SET TASK: Skipping all pictures, set down the lines of the listing from the first through the one with "Spesimen Baja AISI".
━━━━━━━━━━
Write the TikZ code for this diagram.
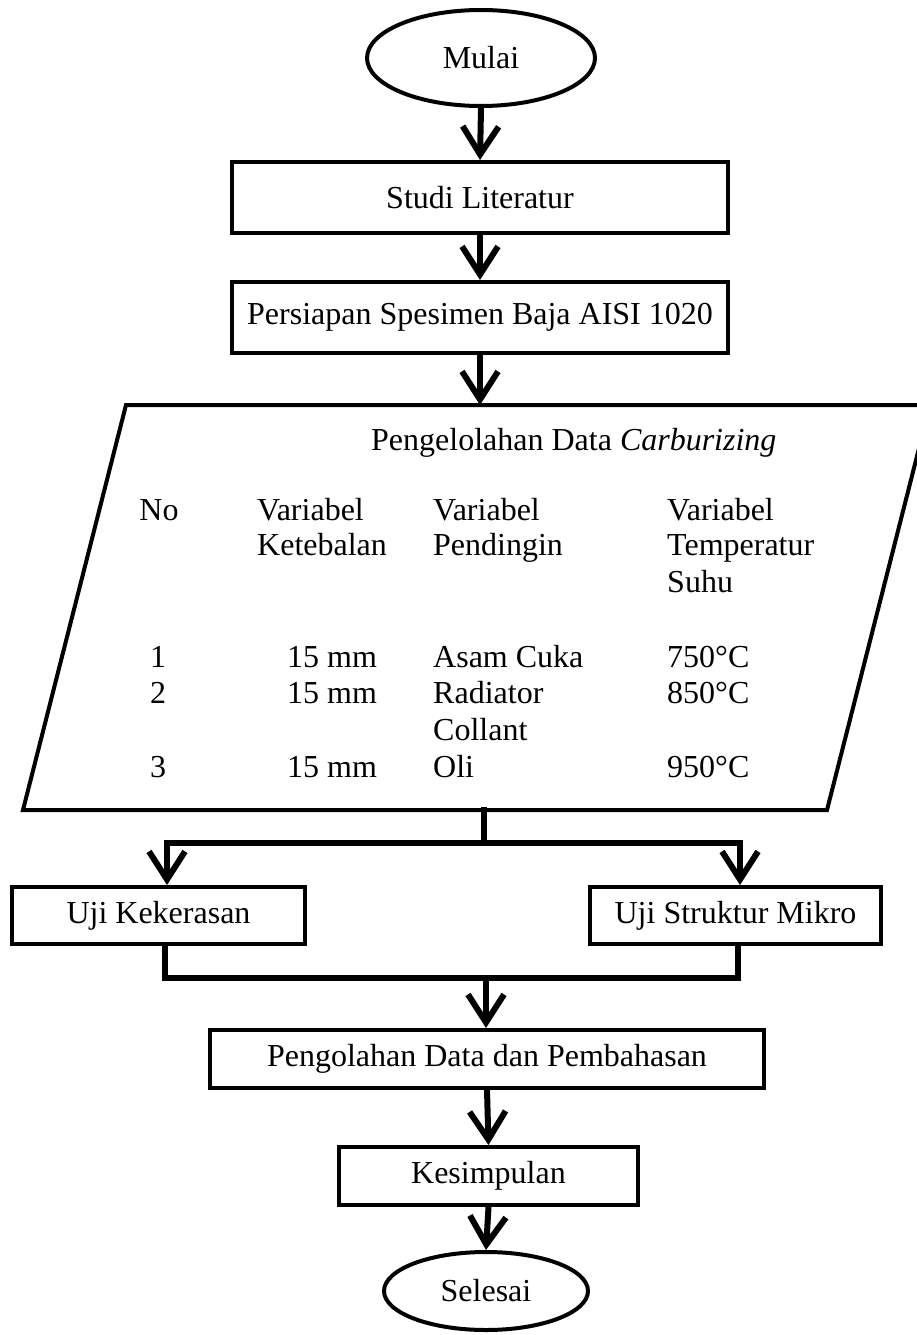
\documentclass[tikz,border=0pt]{standalone}
\usepackage{fontspec}
\setmainfont{Liberation Serif}
\usetikzlibrary{arrows.meta,shapes.geometric}

\begin{document}
\begin{tikzpicture}[x=1pt, y=-1pt,
    font=\fontsize{32}{37}\selectfont,
    term/.style={ellipse, draw=black, line width=4pt, inner sep=0pt},
    box/.style={rectangle, draw=black, line width=4pt, inner sep=0pt},
    arr/.style={draw=black, line width=6pt, -{Straight Barb[length=28pt, width=36pt]}},
    link/.style={draw=black, line width=6pt, line cap=rect},
    cell/.style={anchor=base west, inner sep=0pt}]
  \useasboundingbox (0,0) rectangle (917,1335);
  \clip (0,0) rectangle (917,1335);

  % top of the chart
  \node[term, minimum width=228pt, minimum height=96pt] (mulai) at (481,58) {Mulai};
  \node[box, minimum width=496pt, minimum height=71pt] (studi) at (480,197.5) {Studi Literatur};
  \node[box, minimum width=496pt, minimum height=71pt] (persiapan) at (480,317.5)
    {Persiapan Spesimen Baja AISI 1020};

  % data block
  \coordinate (datatop) at (480,405);
  \coordinate (databot) at (484,810);
  \draw[line width=4pt] (126,405) -- (930,405) -- (827,810) -- (23,810) -- cycle;
  \node[cell] (judul) at (371,450) {Pengelolahan Data \textit{Carburizing}};
  \node[cell, anchor=base] (no) at (159,520) {No};
  \node[cell] (tebal) at (257,520) {Variabel};
  \node[cell] (tebal2) at (257,555) {Ketebalan};
  \node[cell] (dingin) at (433,520) {Variabel};
  \node[cell] (dingin2) at (433,555) {Pendingin};
  \node[cell] (suhu) at (667,520) {Variabel};
  \node[cell] (suhu2) at (667,555) {Temperatur};
  \node[cell] (suhu3) at (667,592) {Suhu};
  \foreach \n/\y/\media/\temp in {1/667/Asam Cuka/750, 2/703/Radiator/850, 3/777/Oli/950} {
    \node[cell, anchor=base] (no\n) at (158,\y) {\n};
    \node[cell] (tebal\n) at (287,\y) {15 mm};
    \node[cell] (media\n) at (433,\y) {\media};
    \node[cell] (temp\n) at (667,\y) {\temp°C};
  }
  \node[cell] (media2b) at (433,740) {Collant};

  % tests
  \node[box, minimum width=293pt, minimum height=57pt] (ujik) at (158.5,915.5) {Uji Kekerasan};
  \node[box, minimum width=291pt, minimum height=57pt] (ujism) at (735.5,915.5) {Uji Struktur Mikro};

  % bottom of the chart
  \node[box, minimum width=554pt, minimum height=58pt] (olah) at (487,1059)
    {Pengolahan Data dan Pembahasan};
  \node[box, minimum width=299pt, minimum height=58pt] (simpul) at (488.5,1176) {Kesimpulan};
  \node[term, minimum width=204pt, minimum height=78pt] (selesai) at (486,1291) {Selesai};

  % connectors
  \coordinate (split) at (484,843);
  \coordinate (splitL) at (167,843);
  \coordinate (splitR) at (740,843);
  \coordinate (joinL) at (165,978);
  \coordinate (joinR) at (738,978);
  \coordinate (merge) at (486,978);

  \draw[arr] (mulai.south) -- (studi.north);
  \draw[arr] (studi.south) -- (persiapan.north);
  \draw[arr] (persiapan.south) -- (datatop);
  \draw[link] (databot) -- (split);
  \draw[link] (splitL) -- (splitR);
  \draw[arr] (splitL) -- (splitL |- ujik.north);
  \draw[arr] (splitR) -- (splitR |- ujism.north);
  \draw[link] (joinL |- ujik.south) -- (joinL) -- (joinR) -- (joinR |- ujism.south);
  \draw[arr] (merge) -- (merge |- olah.north);
  \draw[arr] (olah.south) -- (simpul.north);
  \draw[arr] (simpul.south) -- (selesai.north);
\end{tikzpicture}
\end{document}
━━━━━━━━━━
TASK RESPONSE:
Write the TikZ code for this diagram.
\documentclass[tikz,border=0pt]{standalone}
\usepackage{fontspec}
\setmainfont{Liberation Serif}
\usetikzlibrary{arrows.meta,shapes.geometric}

\begin{document}
\begin{tikzpicture}[x=1pt, y=-1pt,
    font=\fontsize{32}{37}\selectfont,
    term/.style={ellipse, draw=black, line width=4pt, inner sep=0pt},
    box/.style={rectangle, draw=black, line width=4pt, inner sep=0pt},
    arr/.style={draw=black, line width=6pt, -{Straight Barb[length=28pt, width=36pt]}},
    link/.style={draw=black, line width=6pt, line cap=rect},
    cell/.style={anchor=base west, inner sep=0pt}]
  \useasboundingbox (0,0) rectangle (917,1335);
  \clip (0,0) rectangle (917,1335);

  % top of the chart
  \node[term, minimum width=228pt, minimum height=96pt] (mulai) at (481,58) {Mulai};
  \node[box, minimum width=496pt, minimum height=71pt] (studi) at (480,197.5) {Studi Literatur};
  \node[box, minimum width=496pt, minimum height=71pt] (persiapan) at (480,317.5)
    {Persiapan Spesimen Baja AISI 1020};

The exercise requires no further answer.